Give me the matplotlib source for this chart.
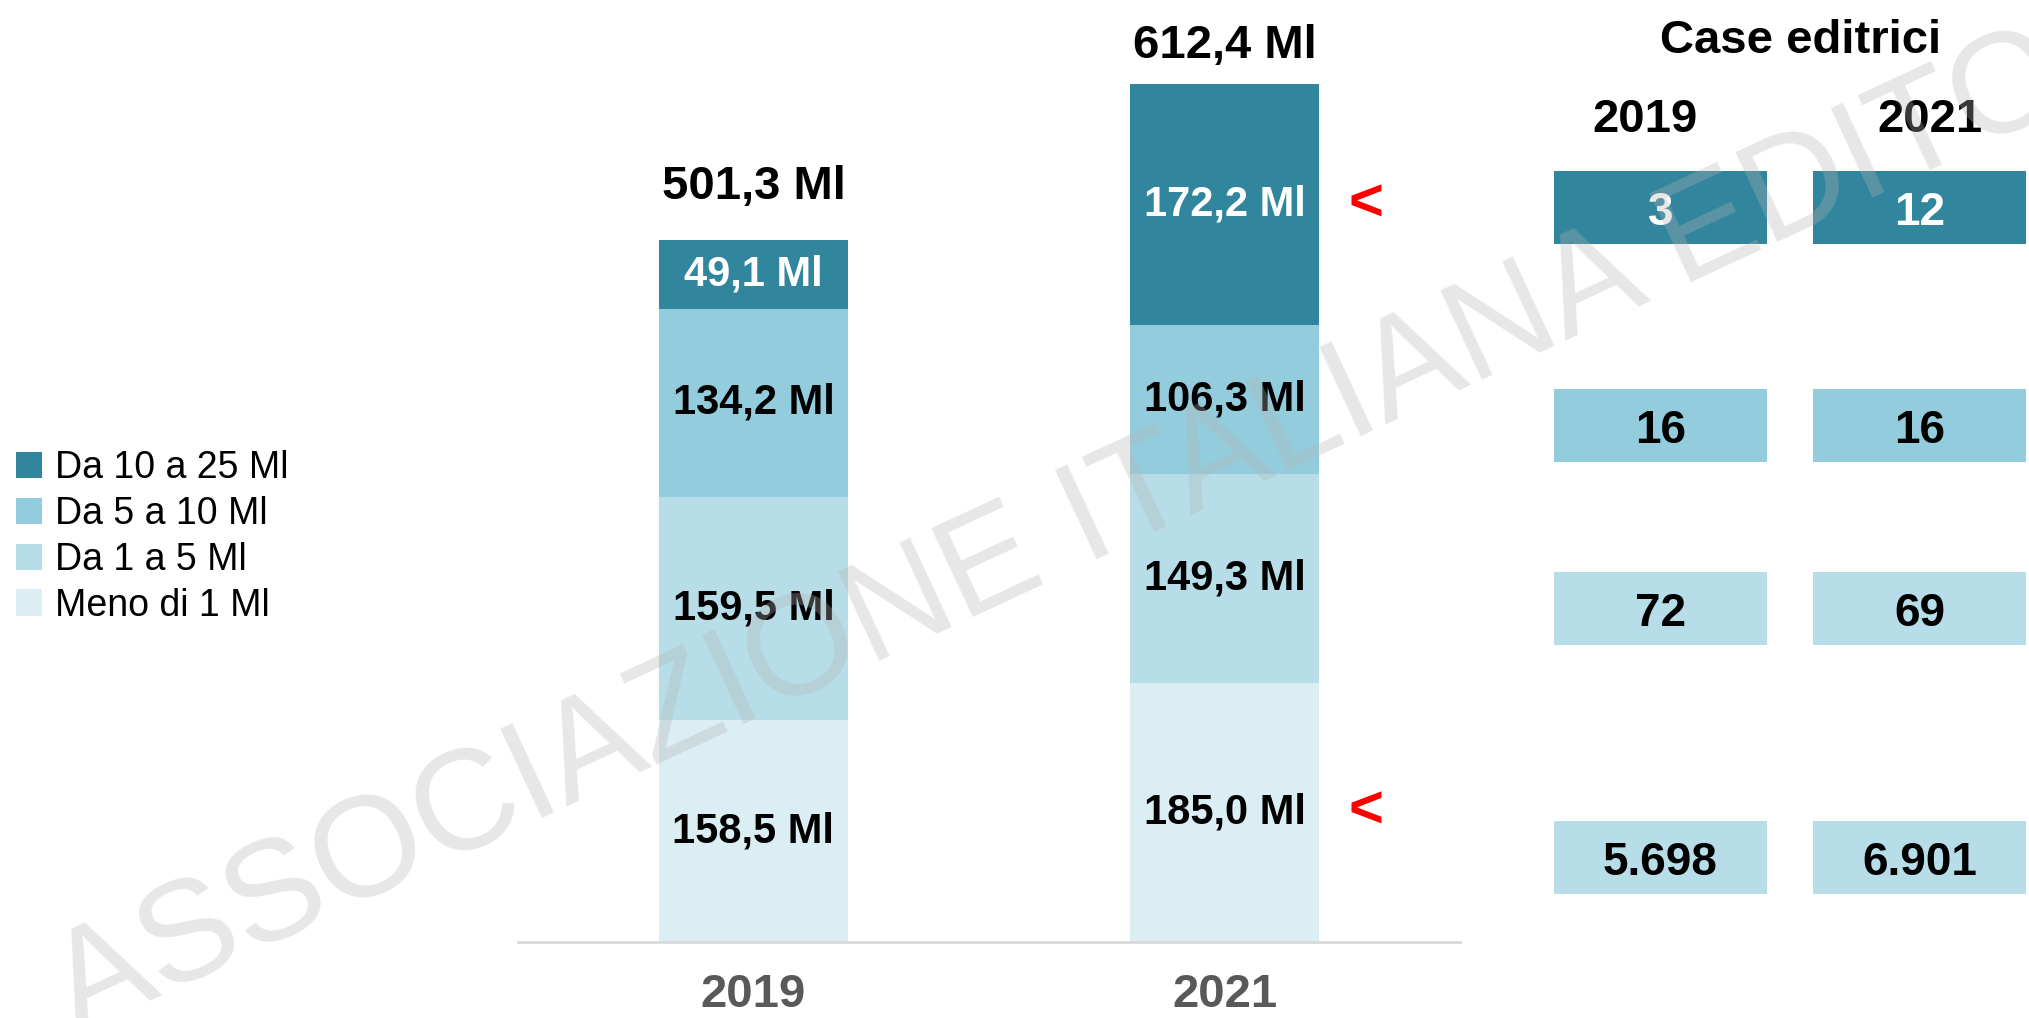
import numpy as np
import matplotlib
matplotlib.use('Agg')
from matplotlib import pyplot as plt

plt.rcParams['font.family'] = ['Liberation Sans', 'DejaVu Sans']

# data
years = ['2019', '2021']
series_names = ['Meno di 1 Ml', 'Da 1 a 5 Ml', 'Da 5 a 10 Ml', 'Da 10 a 25 Ml']
meno_1 = [158.5, 185.0]
da_1_5 = [159.5, 149.3]
da_5_10 = [134.2, 106.3]
da_10_25 = [49.1, 172.2]
totals = [501.3, 612.4]
flagged = [(1, 0), (1, 3)]  # (year index, series index) marked with a red "<"

case_years = ['2019', '2021']
case_2019 = [3, 16, 72, 5698]
case_2021 = [12, 16, 69, 6901]

colors = ['#DAEEF3', '#B7DEE8', '#93CDDD', '#31859C']
text_colors = ['black', 'black', 'black', 'white']
case_colors = ['#31859C', '#93CDDD', '#B7DEE8', '#B7DEE8']
case_text_colors = ['white', 'black', 'black', 'black']


def fmt_ml(v):
    return f"{v:.1f}".replace('.', ',') + " Ml"


def fmt_int(v):
    return f"{v:,}".replace(',', '.')


W, H = 2029, 1018
fig = plt.figure(figsize=(W / 100, H / 100), dpi=100)

#1 stacked bars
ax = fig.add_axes([518 / W, 76 / H, 942 / W, 942 / H])
series = [meno_1, da_1_5, da_5_10, da_10_25]
x = np.arange(len(years))
bottom = np.zeros(len(years))
bars = []
for vals, name, c, tc in zip(series, series_names, colors, text_colors):
    b = ax.bar(x, vals, 0.4, bottom=bottom, color=c, label=name, zorder=2)
    bars.append(b)
    for xi, v, b0 in zip(x, vals, bottom):
        ax.text(xi, b0 + v / 2, fmt_ml(v), ha='center', va='center',
                fontsize=30, fontweight='bold', color=tc, zorder=3)
    bottom = bottom + np.array(vals)

label_pad = [38, 27.6]
for xi, t, p in zip(x, totals, label_pad):
    ax.text(xi, t + p, fmt_ml(t), ha='center', va='center',
            fontsize=34, fontweight='bold', color='black')

# red markers
cum = np.cumsum(np.array(series), axis=0)
for yi, si in flagged:
    lo = cum[si - 1][yi] if si > 0 else 0
    ax.text(x[yi] + 0.3, lo + series[si][yi] / 2, '<', color='red',
            fontsize=43, fontweight='bold', ha='center', va='center')

ax.set_xlim(-0.5, 1.5)
ax.set_ylim(0, 673)
ax.set_xticks(x)
ax.set_xticklabels(years, fontsize=34, fontweight='bold', color='#595959')
ax.tick_params(axis='x', length=0, pad=22)
ax.set_yticks([])
for s in ['top', 'right', 'left']:
    ax.spines[s].set_visible(False)
ax.spines['bottom'].set_color('#d9d9d9')
ax.spines['bottom'].set_linewidth(2)

fig.legend(handles=bars[::-1], labels=series_names[::-1], loc='center left',
           bbox_to_anchor=(16 / W, 1 - 537 / H), frameon=False, fontsize=27,
           handlelength=0.7, handleheight=0.7, handletextpad=0.35,
           labelspacing=0.26, borderpad=0, borderaxespad=0)

#2 case editrici table
ax_t = fig.add_axes([1554 / W, 0, 475 / W, 1])
ax_t.set_xlim(-0.411, 1.423)
ax_t.set_ylim(H, 0)
ax_t.axis('off')
row_y = np.array([207, 425, 608, 857])
box_h = 73
header_dx = [-0.06, 0.04]
for ci, vals in enumerate([case_2019, case_2021]):
    ax_t.bar([ci] * len(vals), box_h, bottom=row_y - box_h / 2, width=0.822,
             color=case_colors)
    for ry, v, tc in zip(row_y, vals, case_text_colors):
        ax_t.text(ci, ry + 6, fmt_int(v), ha='center', va='center',
                  fontsize=33, fontweight='bold', color=tc)
    ax_t.text(ci + header_dx[ci], 120, case_years[ci], ha='center', va='center',
              fontsize=34, fontweight='bold', color='black')
ax_t.text(0.54, 41, 'Case editrici', ha='center', va='center',
          fontsize=34, fontweight='bold', color='black')

#3 watermark
fig.text(1140 / W, 1 - 539 / H, 'ASSOCIAZIONE ITALIANA EDITORI',
         fontsize=103, color='#b4b4b4', alpha=0.32, rotation=25,
         rotation_mode='anchor', ha='center', va='baseline', zorder=10)

fig.savefig('out.png', dpi=100)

*Aim of the task:* Return each line of the data, keeping its wording exact and omitting pictures.

*Result of the task:*
Give me the matplotlib source for this chart.
import numpy as np
import matplotlib
matplotlib.use('Agg')
from matplotlib import pyplot as plt

plt.rcParams['font.family'] = ['Liberation Sans', 'DejaVu Sans']

# data
years = ['2019', '2021']
series_names = ['Meno di 1 Ml', 'Da 1 a 5 Ml', 'Da 5 a 10 Ml', 'Da 10 a 25 Ml']
meno_1 = [158.5, 185.0]
da_1_5 = [159.5, 149.3]
da_5_10 = [134.2, 106.3]
da_10_25 = [49.1, 172.2]
totals = [501.3, 612.4]
flagged = [(1, 0), (1, 3)]  # (year index, series index) marked with a red "<"

case_years = ['2019', '2021']
case_2019 = [3, 16, 72, 5698]
case_2021 = [12, 16, 69, 6901]

colors = ['#DAEEF3', '#B7DEE8', '#93CDDD', '#31859C']
text_colors = ['black', 'black', 'black', 'white']
case_colors = ['#31859C', '#93CDDD', '#B7DEE8', '#B7DEE8']
case_text_colors = ['white', 'black', 'black', 'black']


def fmt_ml(v):
    return f"{v:.1f}".replace('.', ',') + " Ml"


def fmt_int(v):
    return f"{v:,}".replace(',', '.')


W, H = 2029, 1018
fig = plt.figure(figsize=(W / 100, H / 100), dpi=100)

#1 stacked bars
ax = fig.add_axes([518 / W, 76 / H, 942 / W, 942 / H])
series = [meno_1, da_1_5, da_5_10, da_10_25]
x = np.arange(len(years))
bottom = np.zeros(len(years))
bars = []
for vals, name, c, tc in zip(series, series_names, colors, text_colors):
    b = ax.bar(x, vals, 0.4, bottom=bottom, color=c, label=name, zorder=2)
    bars.append(b)
    for xi, v, b0 in zip(x, vals, bottom):
        ax.text(xi, b0 + v / 2, fmt_ml(v), ha='center', va='center',
                fontsize=30, fontweight='bold', color=tc, zorder=3)
    bottom = bottom + np.array(vals)

label_pad = [38, 27.6]
for xi, t, p in zip(x, totals, label_pad):
    ax.text(xi, t + p, fmt_ml(t), ha='center', va='center',
            fontsize=34, fontweight='bold', color='black')

# red markers
cum = np.cumsum(np.array(series), axis=0)
for yi, si in flagged:
    lo = cum[si - 1][yi] if si > 0 else 0
    ax.text(x[yi] + 0.3, lo + series[si][yi] / 2, '<', color='red',
            fontsize=43, fontweight='bold', ha='center', va='center')

ax.set_xlim(-0.5, 1.5)
ax.set_ylim(0, 673)
ax.set_xticks(x)
ax.set_xticklabels(years, fontsize=34, fontweight='bold', color='#595959')
ax.tick_params(axis='x', length=0, pad=22)
ax.set_yticks([])
for s in ['top', 'right', 'left']:
    ax.spines[s].set_visible(False)
ax.spines['bottom'].set_color('#d9d9d9')
ax.spines['bottom'].set_linewidth(2)

fig.legend(handles=bars[::-1], labels=series_names[::-1], loc='center left',
           bbox_to_anchor=(16 / W, 1 - 537 / H), frameon=False, fontsize=27,
           handlelength=0.7, handleheight=0.7, handletextpad=0.35,
           labelspacing=0.26, borderpad=0, borderaxespad=0)

#2 case editrici table
ax_t = fig.add_axes([1554 / W, 0, 475 / W, 1])
ax_t.set_xlim(-0.411, 1.423)
ax_t.set_ylim(H, 0)
ax_t.axis('off')
row_y = np.array([207, 425, 608, 857])
box_h = 73
header_dx = [-0.06, 0.04]
for ci, vals in enumerate([case_2019, case_2021]):
    ax_t.bar([ci] * len(vals), box_h, bottom=row_y - box_h / 2, width=0.822,
             color=case_colors)
    for ry, v, tc in zip(row_y, vals, case_text_colors):
        ax_t.text(ci, ry + 6, fmt_int(v), ha='center', va='center',
                  fontsize=33, fontweight='bold', color=tc)
    ax_t.text(ci + header_dx[ci], 120, case_years[ci], ha='center', va='center',
              fontsize=34, fontweight='bold', color='black')
ax_t.text(0.54, 41, 'Case editrici', ha='center', va='center',
          fontsize=34, fontweight='bold', color='black')

#3 watermark
fig.text(1140 / W, 1 - 539 / H, 'ASSOCIAZIONE ITALIANA EDITORI',
         fontsize=103, color='#b4b4b4', alpha=0.32, rotation=25,
         rotation_mode='anchor', ha='center', va='baseline', zorder=10)

fig.savefig('out.png', dpi=100)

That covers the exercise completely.